The SNSF has signed the Open Access 2020 initiative.

The Open Access 2020 international initiative aims to pursue the large-scale implementation of open access. The SNSF supports this endeavour.

The Swiss National Science Foundation has signed the OA2020 international initiative regarding the large-scale implementation of open access to scholarly journals. More than 30 research organisations have already endorsed the OA initiative Expression of Interest. Together they aim at transforming the scientific publication system and demand the large-scale implementation of an open online system of scientific articles as well as unrestricted (re-)use of those articles.

The SNSF has been promoting open access for some time. Since signing the Berlin Open Access initiative in 2006, the SNSF has supported and encouraged the principle of free worldwide access to scientific knowledge (open access) both nationally and internationally. The SNSF requires grantees to provide free and worldwide open access to research funded by the public – not least in the interests of science itself.

A global strategy is needed

For the SNSF, the goal of the OA initiative Expression of Interest – to change the dominant business model of commercially published scientific articles – is one challenge amongst others.

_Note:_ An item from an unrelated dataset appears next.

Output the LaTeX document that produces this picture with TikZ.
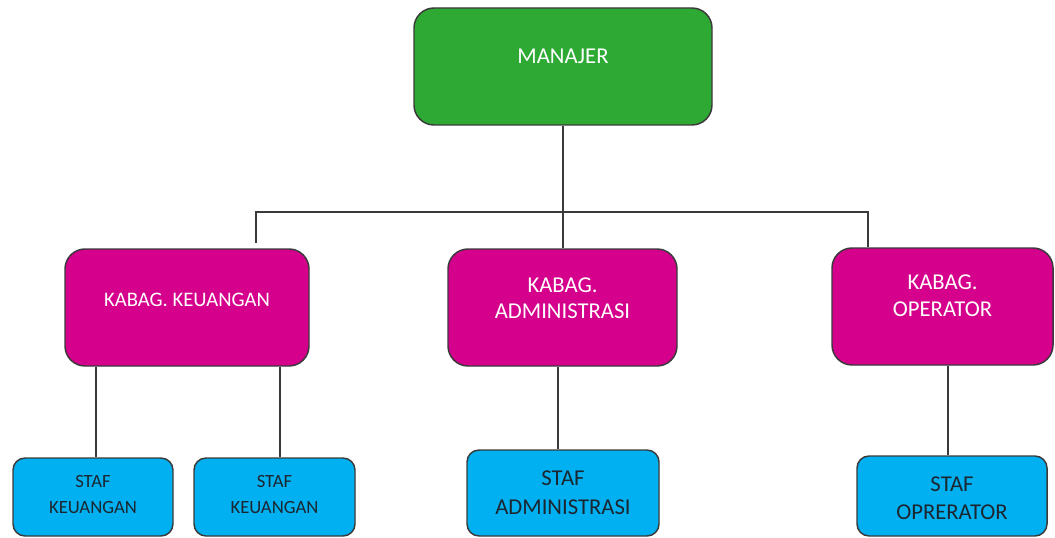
\documentclass[tikz,border=0pt]{standalone}
\usepackage{fontspec}
\setmainfont{Carlito}
\definecolor{mgreen}{HTML}{2EAA34}
\definecolor{mmag}{HTML}{D5008C}
\definecolor{mblue}{HTML}{00B0F0}
\definecolor{mline}{HTML}{3A3A3A}
\definecolor{mdark}{HTML}{1C2630}
\begin{document}
\begin{tikzpicture}[x=0.75pt,y=-0.75pt,
  bx/.style={draw=mline, line width=1.1pt, inner sep=0pt, rectangle},
  big/.style={bx, rounded corners=15pt, minimum height=87.75pt},
  small/.style={bx, rounded corners=9pt},
  wtxt/.style={text=white, align=center, inner sep=0pt},
  dtxt/.style={text=mdark, align=center, inner sep=0pt},
  conn/.style={draw=mline, line width=1.1pt}]
\useasboundingbox (0,0) rectangle (1055,538);
% boxes
\node[big, fill=mgreen, minimum width=223.5pt] (m) at (563,66.5) {};
\node[big, fill=mmag, minimum width=183pt] (k1) at (187,307.5) {};
\node[big, fill=mmag, minimum width=171.75pt] (k2) at (562.5,307.5) {};
\node[big, fill=mmag, minimum width=165.75pt] (k3) at (942.5,306.5) {};
\node[small, fill=mblue, minimum width=120pt, minimum height=58.5pt] (s1) at (93,497) {};
\node[small, fill=mblue, minimum width=120.75pt, minimum height=58.5pt] (s2) at (274.5,497) {};
\node[small, fill=mblue, minimum width=144pt, minimum height=64.5pt] (s3) at (563,493) {};
\node[small, fill=mblue, minimum width=142.5pt, minimum height=60pt] (s4) at (952,496) {};
% texts
\node[wtxt, font=\fontsize{17}{19.5}\selectfont] (mt) at (563,56) {MANAJER};
\node[wtxt, font=\fontsize{15.5}{19.5}\selectfont] (k1t) at (187,300) {KABAG. KEUANGAN};
\node[wtxt, font=\fontsize{17}{19.5}\selectfont] (k2t) at (562.5,298) {KABAG.\\ADMINISTRASI};
\node[wtxt, font=\fontsize{17}{20.25}\selectfont] (k3t) at (942.5,295.5) {KABAG.\\OPERATOR};
\node[dtxt, font=\fontsize{14}{19.5}\selectfont] (s1t) at (93,494.5) {STAF\\KEUANGAN};
\node[dtxt, font=\fontsize{14}{19.5}\selectfont] (s2t) at (274.5,494.5) {STAF\\KEUANGAN};
\node[dtxt, font=\fontsize{17}{22}\selectfont] (s3t) at (563,492.5) {STAF\\ADMINISTRASI};
\node[dtxt, font=\fontsize{17}{21}\selectfont] (s4t) at (952,498.5) {STAF\\OPRERATOR};
% connectors
\coordinate (hl) at (256,212);
\coordinate (hr) at (868,212);
\coordinate (kl) at (256,243);
\coordinate (jm) at (563,212);
\draw[conn] (m.south) -- (jm) -- (k2.north -| jm);
\draw[conn] (kl) -- (hl) -- (hr) -- (hr |- k3.north);
\coordinate (c1) at (96,0);
\coordinate (c2) at (280,0);
\coordinate (c3) at (558,0);
\coordinate (c4) at (948,0);
\draw[conn] (c1 |- k1.south) -- (c1 |- s1.north);
\draw[conn] (c2 |- k1.south) -- (c2 |- s2.north);
\draw[conn] (c3 |- k2.south) -- (c3 |- s3.north);
\draw[conn] (c4 |- k3.south) -- (c4 |- s4.north);
\end{tikzpicture}
\end{document}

The researchers, too, can play a major role in changing the system by choosing alternative forms of publication. The SNSF demand for a global open access policy for all publications is consistent with the stance taken by the European Research Council.

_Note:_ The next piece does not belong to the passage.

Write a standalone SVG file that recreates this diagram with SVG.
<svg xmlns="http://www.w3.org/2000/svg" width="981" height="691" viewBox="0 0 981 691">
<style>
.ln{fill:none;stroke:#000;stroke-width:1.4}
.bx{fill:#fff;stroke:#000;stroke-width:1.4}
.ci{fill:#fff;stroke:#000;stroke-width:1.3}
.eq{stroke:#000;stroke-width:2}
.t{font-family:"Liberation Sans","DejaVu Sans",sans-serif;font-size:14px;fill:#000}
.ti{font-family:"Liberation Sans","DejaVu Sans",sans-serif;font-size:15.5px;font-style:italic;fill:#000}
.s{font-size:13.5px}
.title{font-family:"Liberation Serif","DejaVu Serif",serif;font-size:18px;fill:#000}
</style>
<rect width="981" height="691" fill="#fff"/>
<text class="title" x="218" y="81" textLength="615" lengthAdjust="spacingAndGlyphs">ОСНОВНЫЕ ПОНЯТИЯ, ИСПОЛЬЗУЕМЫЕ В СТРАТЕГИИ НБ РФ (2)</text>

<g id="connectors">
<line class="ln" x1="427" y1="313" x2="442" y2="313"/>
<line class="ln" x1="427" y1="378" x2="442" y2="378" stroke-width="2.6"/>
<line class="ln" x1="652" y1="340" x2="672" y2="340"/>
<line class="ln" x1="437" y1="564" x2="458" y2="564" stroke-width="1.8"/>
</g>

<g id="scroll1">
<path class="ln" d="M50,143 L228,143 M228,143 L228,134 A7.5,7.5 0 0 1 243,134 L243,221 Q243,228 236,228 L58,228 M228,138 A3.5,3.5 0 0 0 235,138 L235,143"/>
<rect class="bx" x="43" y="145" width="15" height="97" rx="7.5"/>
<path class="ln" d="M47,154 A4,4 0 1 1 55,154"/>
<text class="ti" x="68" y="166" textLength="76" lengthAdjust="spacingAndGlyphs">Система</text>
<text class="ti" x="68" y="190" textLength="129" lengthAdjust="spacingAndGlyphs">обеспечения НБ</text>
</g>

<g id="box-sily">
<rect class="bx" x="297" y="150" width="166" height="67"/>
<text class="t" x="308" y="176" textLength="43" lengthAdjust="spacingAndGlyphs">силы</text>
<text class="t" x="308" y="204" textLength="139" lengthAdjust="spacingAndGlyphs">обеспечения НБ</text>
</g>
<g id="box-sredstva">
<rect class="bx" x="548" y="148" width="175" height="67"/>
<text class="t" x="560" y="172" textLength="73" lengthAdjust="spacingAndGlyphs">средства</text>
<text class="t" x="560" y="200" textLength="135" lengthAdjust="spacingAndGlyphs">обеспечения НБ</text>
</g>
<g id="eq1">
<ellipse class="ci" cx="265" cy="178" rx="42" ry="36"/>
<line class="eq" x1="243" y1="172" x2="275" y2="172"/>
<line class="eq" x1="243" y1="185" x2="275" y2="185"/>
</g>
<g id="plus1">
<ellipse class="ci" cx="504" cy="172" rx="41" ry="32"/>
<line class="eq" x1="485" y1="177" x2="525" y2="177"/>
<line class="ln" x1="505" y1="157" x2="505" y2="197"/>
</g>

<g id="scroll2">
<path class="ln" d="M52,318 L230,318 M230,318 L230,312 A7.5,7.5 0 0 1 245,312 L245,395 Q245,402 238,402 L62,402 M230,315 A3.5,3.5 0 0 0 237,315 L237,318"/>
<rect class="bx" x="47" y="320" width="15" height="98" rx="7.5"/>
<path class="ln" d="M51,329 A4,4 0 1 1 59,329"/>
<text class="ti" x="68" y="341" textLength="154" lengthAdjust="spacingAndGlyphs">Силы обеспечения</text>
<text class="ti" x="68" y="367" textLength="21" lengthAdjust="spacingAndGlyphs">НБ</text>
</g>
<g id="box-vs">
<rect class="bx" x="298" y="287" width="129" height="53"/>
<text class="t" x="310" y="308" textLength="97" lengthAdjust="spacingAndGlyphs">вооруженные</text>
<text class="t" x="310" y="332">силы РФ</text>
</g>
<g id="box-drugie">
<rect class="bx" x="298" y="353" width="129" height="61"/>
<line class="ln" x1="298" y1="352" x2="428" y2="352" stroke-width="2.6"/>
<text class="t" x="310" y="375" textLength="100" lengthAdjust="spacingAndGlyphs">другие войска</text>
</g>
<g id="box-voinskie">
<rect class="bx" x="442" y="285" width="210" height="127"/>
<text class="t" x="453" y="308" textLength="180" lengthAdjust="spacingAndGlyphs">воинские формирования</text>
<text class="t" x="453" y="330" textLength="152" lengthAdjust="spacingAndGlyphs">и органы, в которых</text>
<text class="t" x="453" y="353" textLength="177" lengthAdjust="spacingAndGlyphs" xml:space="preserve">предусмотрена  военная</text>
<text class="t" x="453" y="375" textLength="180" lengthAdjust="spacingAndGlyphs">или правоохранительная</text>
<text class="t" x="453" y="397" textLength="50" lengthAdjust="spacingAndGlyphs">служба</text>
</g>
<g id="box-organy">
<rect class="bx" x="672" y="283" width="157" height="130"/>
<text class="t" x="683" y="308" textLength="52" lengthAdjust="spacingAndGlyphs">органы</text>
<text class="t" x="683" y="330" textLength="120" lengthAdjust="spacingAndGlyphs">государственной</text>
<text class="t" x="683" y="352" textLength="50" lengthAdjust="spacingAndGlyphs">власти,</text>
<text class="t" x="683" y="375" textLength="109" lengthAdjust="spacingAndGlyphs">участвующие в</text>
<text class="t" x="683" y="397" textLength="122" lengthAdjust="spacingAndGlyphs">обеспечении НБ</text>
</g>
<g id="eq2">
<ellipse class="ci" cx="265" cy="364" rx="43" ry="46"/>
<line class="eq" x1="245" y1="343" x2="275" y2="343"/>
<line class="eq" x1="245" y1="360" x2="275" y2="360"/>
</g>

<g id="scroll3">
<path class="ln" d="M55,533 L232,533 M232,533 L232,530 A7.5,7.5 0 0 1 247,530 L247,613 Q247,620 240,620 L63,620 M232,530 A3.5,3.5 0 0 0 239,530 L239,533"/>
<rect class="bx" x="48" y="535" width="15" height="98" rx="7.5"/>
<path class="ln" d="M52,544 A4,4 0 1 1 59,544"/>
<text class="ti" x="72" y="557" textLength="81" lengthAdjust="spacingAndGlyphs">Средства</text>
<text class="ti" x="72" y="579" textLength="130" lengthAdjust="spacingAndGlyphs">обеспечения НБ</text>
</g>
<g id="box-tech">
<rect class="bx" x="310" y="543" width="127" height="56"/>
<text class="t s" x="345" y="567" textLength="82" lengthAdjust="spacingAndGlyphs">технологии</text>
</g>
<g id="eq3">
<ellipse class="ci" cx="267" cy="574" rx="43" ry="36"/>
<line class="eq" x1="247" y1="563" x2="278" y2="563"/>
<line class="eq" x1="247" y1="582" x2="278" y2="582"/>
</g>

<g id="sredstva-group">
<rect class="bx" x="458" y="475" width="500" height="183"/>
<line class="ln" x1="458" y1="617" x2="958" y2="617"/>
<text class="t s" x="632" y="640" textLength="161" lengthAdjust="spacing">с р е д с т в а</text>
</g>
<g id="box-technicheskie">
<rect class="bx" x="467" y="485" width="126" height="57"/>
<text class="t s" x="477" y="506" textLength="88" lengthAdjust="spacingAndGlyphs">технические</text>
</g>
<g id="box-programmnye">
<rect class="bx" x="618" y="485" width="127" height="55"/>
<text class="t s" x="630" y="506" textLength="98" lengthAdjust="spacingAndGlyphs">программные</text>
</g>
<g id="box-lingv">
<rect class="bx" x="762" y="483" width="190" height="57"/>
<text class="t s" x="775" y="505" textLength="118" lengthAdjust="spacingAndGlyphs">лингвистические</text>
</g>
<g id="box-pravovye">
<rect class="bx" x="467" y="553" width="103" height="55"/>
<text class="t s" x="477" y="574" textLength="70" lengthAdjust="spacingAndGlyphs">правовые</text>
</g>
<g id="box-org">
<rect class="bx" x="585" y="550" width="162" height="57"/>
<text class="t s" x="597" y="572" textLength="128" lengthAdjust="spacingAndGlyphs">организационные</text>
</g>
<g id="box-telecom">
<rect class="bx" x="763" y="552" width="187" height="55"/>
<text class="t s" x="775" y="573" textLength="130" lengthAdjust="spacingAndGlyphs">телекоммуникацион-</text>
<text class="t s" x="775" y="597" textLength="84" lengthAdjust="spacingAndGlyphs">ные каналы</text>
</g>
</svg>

Preparing for systemic change

The SNSF is supporting swissuniversities in developing a national open access strategy based on a mandate it received from the State Secretariat for Education, Research and Innovation in 2015. An OA monitoring report will be published later this year. The SNSF and the SUC 2013-2016 programme "Scientific information: Accessing, processing and saving" (SUC P-2) have furthermore commissioned an external analysis of the financial flows in the scientific publications domain, incl. possible models for the systemic change to open access. The first results should be available by the end of 2016.